Return only the lines from the top of the data down to the one that holds "return (xp - L)", both included, without any pictures.

▶ Given data
START
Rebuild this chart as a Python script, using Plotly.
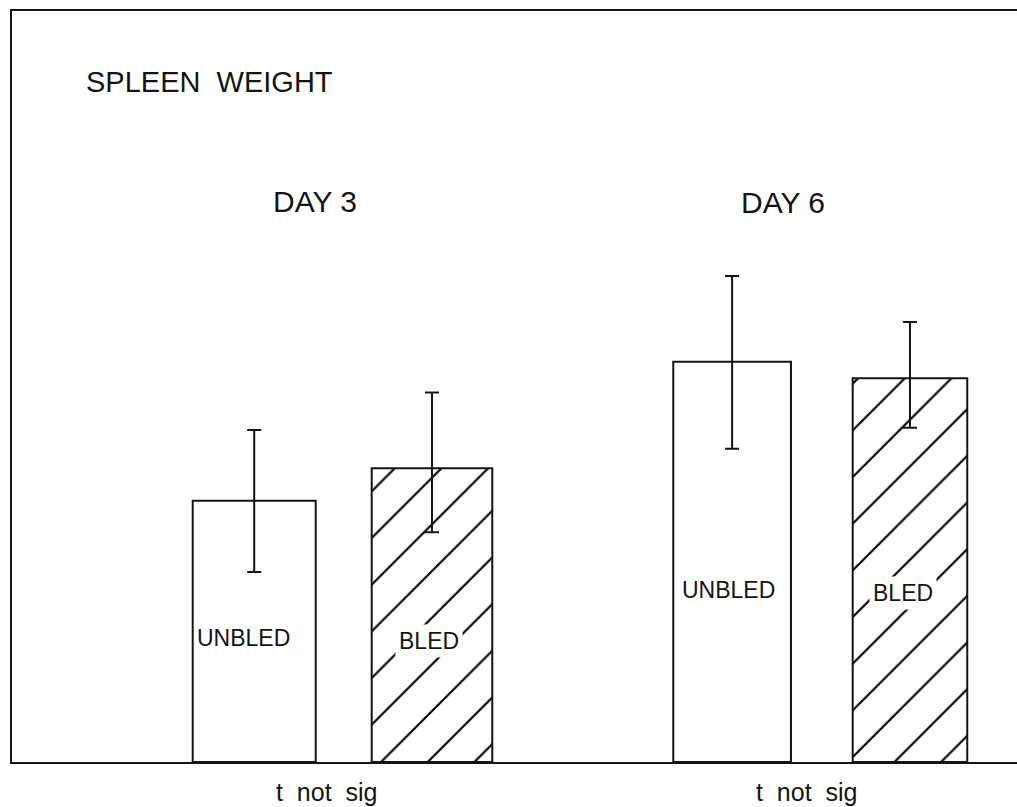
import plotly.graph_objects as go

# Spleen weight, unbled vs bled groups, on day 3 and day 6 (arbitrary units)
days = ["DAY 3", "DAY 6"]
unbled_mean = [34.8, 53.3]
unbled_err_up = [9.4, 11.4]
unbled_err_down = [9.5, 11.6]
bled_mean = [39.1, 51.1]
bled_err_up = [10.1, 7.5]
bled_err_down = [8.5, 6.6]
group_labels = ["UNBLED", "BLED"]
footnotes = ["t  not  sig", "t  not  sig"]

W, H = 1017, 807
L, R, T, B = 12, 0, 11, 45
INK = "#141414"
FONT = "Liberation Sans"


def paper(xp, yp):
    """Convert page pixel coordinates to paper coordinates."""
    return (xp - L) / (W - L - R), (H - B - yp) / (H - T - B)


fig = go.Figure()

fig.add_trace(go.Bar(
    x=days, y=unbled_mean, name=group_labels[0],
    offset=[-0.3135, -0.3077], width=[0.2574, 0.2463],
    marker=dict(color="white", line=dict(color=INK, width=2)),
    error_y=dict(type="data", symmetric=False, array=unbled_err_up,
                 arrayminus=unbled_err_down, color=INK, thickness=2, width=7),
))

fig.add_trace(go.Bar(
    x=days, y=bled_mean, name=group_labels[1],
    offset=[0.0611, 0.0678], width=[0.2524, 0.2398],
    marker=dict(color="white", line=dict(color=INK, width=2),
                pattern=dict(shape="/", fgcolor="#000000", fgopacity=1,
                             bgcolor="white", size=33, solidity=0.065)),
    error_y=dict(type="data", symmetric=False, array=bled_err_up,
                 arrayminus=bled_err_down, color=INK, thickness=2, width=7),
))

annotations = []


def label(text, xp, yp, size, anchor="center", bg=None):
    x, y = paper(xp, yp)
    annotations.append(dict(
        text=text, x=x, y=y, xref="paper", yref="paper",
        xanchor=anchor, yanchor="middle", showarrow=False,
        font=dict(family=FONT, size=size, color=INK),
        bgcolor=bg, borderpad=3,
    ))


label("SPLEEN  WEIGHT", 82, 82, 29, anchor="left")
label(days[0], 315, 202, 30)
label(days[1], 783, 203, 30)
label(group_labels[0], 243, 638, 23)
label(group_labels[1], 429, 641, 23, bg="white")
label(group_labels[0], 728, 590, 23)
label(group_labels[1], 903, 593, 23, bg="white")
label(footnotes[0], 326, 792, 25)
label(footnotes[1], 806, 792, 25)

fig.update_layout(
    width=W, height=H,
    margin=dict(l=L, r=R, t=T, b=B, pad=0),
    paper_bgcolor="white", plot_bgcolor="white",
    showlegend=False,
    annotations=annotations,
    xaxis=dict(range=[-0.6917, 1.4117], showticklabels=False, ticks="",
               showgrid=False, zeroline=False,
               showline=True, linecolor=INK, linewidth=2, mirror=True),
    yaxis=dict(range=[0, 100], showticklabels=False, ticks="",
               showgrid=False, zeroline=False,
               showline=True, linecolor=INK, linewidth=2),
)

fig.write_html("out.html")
END
▶ Reply to the task
Rebuild this chart as a Python script, using Plotly.
import plotly.graph_objects as go

# Spleen weight, unbled vs bled groups, on day 3 and day 6 (arbitrary units)
days = ["DAY 3", "DAY 6"]
unbled_mean = [34.8, 53.3]
unbled_err_up = [9.4, 11.4]
unbled_err_down = [9.5, 11.6]
bled_mean = [39.1, 51.1]
bled_err_up = [10.1, 7.5]
bled_err_down = [8.5, 6.6]
group_labels = ["UNBLED", "BLED"]
footnotes = ["t  not  sig", "t  not  sig"]

W, H = 1017, 807
L, R, T, B = 12, 0, 11, 45
INK = "#141414"
FONT = "Liberation Sans"


def paper(xp, yp):
    """Convert page pixel coordinates to paper coordinates."""
    return (xp - L) / (W - L - R), (H - B - yp) / (H - T - B)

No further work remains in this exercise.